Begin
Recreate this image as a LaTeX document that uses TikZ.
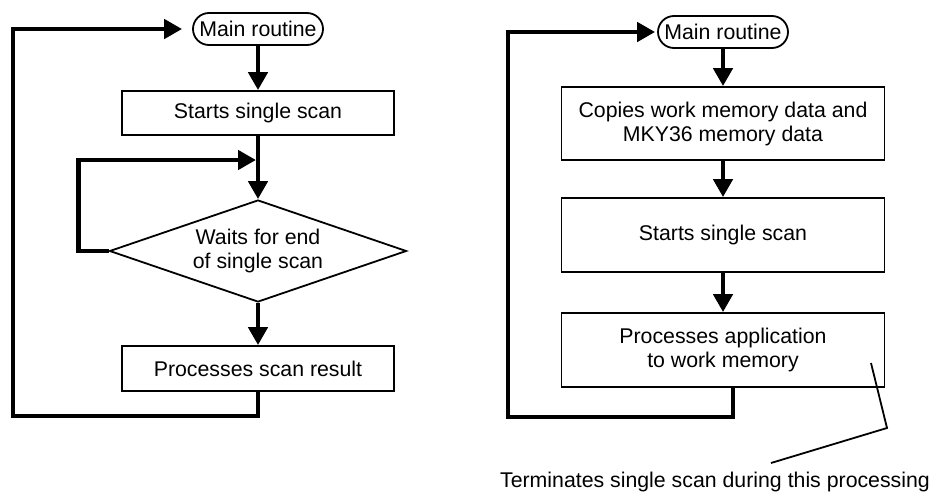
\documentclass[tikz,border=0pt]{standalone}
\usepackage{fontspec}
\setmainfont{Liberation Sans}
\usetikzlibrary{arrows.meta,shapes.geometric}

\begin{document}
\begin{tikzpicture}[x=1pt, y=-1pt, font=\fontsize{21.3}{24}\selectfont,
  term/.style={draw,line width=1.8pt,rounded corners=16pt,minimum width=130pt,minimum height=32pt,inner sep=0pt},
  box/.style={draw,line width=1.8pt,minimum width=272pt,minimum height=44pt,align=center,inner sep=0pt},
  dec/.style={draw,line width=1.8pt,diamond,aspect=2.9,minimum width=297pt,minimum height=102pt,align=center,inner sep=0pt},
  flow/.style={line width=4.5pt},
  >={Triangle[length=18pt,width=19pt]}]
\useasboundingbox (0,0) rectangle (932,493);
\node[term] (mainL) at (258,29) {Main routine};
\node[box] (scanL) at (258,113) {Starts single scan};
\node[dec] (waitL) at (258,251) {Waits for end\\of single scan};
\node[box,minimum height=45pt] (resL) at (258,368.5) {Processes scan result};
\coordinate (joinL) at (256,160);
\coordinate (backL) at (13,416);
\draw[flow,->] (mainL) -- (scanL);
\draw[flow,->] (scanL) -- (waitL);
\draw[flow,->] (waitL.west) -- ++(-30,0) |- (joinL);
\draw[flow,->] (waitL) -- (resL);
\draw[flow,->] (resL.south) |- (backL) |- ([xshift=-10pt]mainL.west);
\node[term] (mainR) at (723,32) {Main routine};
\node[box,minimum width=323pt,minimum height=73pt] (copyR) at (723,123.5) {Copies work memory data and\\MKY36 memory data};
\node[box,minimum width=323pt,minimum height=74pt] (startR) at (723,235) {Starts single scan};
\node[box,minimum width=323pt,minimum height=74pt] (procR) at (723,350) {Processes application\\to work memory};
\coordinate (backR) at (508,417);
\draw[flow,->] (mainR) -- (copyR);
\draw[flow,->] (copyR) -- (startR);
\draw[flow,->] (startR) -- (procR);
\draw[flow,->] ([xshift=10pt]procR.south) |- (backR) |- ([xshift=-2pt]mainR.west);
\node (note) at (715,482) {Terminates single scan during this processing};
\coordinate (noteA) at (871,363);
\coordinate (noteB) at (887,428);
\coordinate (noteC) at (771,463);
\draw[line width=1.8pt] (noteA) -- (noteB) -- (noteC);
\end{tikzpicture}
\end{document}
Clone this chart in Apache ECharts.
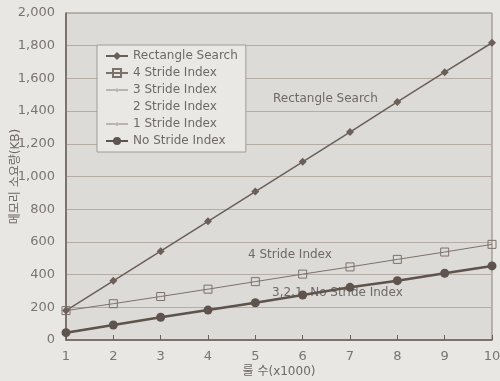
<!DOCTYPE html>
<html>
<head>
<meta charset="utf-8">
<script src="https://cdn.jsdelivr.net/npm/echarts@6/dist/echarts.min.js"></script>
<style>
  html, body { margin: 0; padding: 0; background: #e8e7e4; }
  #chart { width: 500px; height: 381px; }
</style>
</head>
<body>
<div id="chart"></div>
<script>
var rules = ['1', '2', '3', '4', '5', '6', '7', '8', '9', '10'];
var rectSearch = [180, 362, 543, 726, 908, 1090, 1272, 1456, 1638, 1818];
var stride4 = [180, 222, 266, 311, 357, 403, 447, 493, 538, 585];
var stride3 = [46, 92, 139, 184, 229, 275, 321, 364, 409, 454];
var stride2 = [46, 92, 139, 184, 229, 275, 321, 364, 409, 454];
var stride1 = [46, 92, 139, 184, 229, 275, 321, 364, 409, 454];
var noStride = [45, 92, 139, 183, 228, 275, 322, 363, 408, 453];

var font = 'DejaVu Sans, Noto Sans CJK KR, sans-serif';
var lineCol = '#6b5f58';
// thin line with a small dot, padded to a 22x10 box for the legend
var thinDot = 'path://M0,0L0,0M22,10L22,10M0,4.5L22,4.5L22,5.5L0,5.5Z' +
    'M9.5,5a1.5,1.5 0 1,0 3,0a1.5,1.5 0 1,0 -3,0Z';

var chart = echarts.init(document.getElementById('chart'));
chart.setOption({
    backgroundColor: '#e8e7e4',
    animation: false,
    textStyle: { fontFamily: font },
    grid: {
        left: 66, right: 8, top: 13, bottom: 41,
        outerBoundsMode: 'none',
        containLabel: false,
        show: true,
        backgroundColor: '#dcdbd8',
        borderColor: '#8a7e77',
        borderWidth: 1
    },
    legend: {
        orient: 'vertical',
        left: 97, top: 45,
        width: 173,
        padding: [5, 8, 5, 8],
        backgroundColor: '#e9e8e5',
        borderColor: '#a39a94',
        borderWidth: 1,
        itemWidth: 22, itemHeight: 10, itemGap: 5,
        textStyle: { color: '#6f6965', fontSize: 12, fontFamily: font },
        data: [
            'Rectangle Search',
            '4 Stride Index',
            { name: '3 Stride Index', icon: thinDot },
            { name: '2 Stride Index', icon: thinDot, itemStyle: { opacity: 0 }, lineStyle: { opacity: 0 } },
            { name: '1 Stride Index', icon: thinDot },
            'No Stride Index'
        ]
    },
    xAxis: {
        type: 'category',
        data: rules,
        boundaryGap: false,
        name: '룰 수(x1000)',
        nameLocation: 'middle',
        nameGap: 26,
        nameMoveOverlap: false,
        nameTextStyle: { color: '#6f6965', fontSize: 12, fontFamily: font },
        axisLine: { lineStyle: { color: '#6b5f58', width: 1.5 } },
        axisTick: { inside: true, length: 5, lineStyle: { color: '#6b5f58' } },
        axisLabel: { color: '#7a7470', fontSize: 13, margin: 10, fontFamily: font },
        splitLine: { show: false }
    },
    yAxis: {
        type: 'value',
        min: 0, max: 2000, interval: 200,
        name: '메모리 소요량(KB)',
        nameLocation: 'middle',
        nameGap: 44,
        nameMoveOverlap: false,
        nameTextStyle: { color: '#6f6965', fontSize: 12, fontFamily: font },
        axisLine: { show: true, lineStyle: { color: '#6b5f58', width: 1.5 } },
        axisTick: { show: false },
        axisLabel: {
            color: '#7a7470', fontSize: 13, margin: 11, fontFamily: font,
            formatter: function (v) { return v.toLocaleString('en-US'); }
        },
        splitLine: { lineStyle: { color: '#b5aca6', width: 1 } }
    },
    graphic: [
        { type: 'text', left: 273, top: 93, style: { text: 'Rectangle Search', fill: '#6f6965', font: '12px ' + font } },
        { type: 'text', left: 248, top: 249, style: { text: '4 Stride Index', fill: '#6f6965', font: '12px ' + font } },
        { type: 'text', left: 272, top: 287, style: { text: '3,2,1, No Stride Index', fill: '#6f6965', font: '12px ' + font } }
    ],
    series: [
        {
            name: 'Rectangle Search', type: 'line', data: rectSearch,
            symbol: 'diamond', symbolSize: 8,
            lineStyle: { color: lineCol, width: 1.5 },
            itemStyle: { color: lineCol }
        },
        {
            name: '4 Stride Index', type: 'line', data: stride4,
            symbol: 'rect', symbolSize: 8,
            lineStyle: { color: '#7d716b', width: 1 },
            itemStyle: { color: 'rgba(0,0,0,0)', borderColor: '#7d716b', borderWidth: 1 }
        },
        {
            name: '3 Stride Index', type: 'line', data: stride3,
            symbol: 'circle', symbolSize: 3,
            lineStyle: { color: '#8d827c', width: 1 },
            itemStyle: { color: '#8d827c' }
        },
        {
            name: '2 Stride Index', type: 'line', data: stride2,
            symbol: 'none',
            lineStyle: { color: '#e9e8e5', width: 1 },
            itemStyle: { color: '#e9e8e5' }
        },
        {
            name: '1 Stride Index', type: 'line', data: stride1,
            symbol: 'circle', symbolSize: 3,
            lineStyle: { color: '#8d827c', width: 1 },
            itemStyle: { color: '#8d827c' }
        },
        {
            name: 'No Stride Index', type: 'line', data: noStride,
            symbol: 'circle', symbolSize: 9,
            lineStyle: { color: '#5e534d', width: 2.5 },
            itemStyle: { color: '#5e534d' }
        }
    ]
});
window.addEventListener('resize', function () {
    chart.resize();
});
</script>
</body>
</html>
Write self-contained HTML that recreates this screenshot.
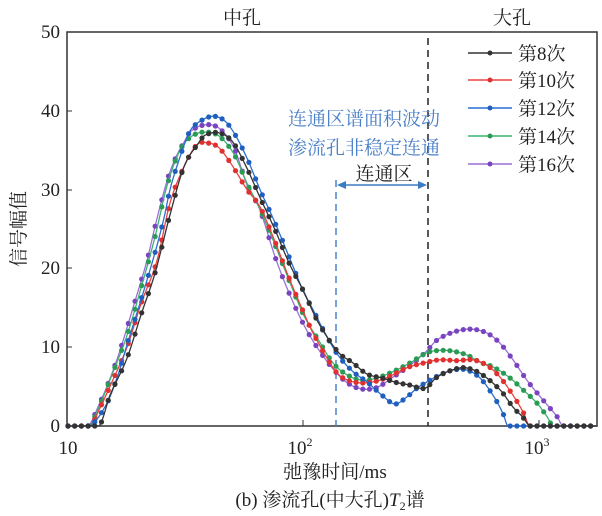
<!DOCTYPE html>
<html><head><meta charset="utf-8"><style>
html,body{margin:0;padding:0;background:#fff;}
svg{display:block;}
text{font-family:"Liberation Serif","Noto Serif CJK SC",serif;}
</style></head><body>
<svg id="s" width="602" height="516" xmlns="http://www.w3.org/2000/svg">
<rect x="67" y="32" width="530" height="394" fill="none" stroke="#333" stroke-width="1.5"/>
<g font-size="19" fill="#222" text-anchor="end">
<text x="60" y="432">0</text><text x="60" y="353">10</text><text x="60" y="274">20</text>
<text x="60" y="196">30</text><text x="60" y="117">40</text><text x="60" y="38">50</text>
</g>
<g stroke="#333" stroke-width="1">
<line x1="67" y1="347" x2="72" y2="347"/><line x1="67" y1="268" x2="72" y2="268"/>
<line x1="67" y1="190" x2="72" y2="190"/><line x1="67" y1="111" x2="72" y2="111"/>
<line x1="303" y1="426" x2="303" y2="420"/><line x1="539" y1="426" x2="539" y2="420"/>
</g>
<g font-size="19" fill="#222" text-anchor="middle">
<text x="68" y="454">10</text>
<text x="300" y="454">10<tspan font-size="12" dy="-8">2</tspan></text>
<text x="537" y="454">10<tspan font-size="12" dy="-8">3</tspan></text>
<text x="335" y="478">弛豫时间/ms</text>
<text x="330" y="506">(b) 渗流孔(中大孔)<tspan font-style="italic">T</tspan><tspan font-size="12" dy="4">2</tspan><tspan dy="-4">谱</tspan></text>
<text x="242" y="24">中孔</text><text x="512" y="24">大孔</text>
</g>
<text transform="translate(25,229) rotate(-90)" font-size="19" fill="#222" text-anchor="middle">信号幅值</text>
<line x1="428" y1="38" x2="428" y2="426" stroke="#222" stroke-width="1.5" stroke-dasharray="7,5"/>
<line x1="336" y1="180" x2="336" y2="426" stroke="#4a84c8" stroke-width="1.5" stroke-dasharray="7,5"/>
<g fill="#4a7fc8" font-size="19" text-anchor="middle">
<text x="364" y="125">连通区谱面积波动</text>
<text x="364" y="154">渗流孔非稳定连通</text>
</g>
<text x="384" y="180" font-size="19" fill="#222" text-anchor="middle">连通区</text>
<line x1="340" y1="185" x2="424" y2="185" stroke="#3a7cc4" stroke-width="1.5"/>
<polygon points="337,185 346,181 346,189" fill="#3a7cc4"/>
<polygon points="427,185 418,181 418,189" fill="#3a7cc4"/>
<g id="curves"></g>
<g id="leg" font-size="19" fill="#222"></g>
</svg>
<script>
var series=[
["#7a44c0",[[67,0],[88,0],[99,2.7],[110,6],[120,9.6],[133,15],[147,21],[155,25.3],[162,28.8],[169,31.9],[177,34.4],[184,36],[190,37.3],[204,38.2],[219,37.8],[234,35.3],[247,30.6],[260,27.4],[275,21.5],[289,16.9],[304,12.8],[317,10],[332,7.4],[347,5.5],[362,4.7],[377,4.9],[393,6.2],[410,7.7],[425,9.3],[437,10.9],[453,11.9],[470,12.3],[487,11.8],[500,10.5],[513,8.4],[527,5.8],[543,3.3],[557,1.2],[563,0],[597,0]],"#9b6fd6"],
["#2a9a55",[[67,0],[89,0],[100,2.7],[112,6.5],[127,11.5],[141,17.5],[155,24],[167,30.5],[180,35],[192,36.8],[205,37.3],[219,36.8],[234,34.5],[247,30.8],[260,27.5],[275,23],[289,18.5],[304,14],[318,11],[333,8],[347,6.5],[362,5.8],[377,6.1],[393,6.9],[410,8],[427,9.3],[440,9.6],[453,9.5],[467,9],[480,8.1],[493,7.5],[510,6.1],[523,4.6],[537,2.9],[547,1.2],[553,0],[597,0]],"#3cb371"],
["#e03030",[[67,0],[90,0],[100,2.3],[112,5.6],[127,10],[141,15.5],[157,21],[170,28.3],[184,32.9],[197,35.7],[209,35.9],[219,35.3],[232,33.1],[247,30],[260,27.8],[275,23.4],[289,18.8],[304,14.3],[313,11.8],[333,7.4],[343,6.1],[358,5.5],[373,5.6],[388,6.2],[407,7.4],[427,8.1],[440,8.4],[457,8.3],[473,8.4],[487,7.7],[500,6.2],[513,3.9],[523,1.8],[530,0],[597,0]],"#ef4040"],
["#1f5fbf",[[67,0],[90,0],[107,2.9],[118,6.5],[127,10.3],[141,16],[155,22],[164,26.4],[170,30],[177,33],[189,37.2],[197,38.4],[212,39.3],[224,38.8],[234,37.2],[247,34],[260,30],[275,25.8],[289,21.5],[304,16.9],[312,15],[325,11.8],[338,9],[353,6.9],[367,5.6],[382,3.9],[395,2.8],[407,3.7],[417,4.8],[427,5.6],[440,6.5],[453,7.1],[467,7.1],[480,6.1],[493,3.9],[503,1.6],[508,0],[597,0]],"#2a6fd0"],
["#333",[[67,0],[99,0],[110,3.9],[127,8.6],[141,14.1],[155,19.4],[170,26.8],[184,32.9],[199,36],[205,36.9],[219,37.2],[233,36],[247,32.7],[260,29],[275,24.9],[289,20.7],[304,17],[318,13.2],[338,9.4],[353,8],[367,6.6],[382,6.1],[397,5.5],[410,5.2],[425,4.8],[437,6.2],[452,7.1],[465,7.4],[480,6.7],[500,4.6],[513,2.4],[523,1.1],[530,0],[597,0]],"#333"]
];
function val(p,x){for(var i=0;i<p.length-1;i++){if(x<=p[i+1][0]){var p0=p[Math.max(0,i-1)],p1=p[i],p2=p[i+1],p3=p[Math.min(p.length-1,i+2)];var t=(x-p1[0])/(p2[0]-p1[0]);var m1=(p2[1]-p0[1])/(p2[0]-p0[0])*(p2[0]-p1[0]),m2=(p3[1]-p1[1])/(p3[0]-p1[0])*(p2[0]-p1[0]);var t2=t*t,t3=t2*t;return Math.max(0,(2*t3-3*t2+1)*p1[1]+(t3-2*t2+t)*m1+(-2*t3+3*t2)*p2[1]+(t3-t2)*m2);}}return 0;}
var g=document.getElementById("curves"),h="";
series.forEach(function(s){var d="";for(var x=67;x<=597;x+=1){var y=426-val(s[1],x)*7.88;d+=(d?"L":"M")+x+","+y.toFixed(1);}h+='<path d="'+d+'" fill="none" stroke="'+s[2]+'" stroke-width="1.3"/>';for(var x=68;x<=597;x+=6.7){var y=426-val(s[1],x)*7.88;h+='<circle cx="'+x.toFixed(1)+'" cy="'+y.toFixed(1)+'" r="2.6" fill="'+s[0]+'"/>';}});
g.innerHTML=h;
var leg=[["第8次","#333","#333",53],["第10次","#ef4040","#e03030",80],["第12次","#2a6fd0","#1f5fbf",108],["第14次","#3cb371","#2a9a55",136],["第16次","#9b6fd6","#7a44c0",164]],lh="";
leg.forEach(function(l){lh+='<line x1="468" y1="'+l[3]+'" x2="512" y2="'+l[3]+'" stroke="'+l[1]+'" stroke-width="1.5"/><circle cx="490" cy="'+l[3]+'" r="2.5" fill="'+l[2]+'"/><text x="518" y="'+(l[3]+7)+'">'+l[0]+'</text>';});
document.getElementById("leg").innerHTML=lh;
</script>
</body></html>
End
■ SHORT PROBLEM ■
Retype, word for word, only the lines from the one containing "Clone this chart in Apache ECharts." through the one containing "0 1,0 -3,0Z';", both included, and leave out any pictures.

■ OUTPUT FOR THIS EXERCISE ■
Clone this chart in Apache ECharts.
<!DOCTYPE html>
<html>
<head>
<meta charset="utf-8">
<script src="https://cdn.jsdelivr.net/npm/echarts@6/dist/echarts.min.js"></script>
<style>
  html, body { margin: 0; padding: 0; background: #e8e7e4; }
  #chart { width: 500px; height: 381px; }
</style>
</head>
<body>
<div id="chart"></div>
<script>
var rules = ['1', '2', '3', '4', '5', '6', '7', '8', '9', '10'];
var rectSearch = [180, 362, 543, 726, 908, 1090, 1272, 1456, 1638, 1818];
var stride4 = [180, 222, 266, 311, 357, 403, 447, 493, 538, 585];
var stride3 = [46, 92, 139, 184, 229, 275, 321, 364, 409, 454];
var stride2 = [46, 92, 139, 184, 229, 275, 321, 364, 409, 454];
var stride1 = [46, 92, 139, 184, 229, 275, 321, 364, 409, 454];
var noStride = [45, 92, 139, 183, 228, 275, 322, 363, 408, 453];

var font = 'DejaVu Sans, Noto Sans CJK KR, sans-serif';
var lineCol = '#6b5f58';
// thin line with a small dot, padded to a 22x10 box for the legend
var thinDot = 'path://M0,0L0,0M22,10L22,10M0,4.5L22,4.5L22,5.5L0,5.5Z' +
    'M9.5,5a1.5,1.5 0 1,0 3,0a1.5,1.5 0 1,0 -3,0Z';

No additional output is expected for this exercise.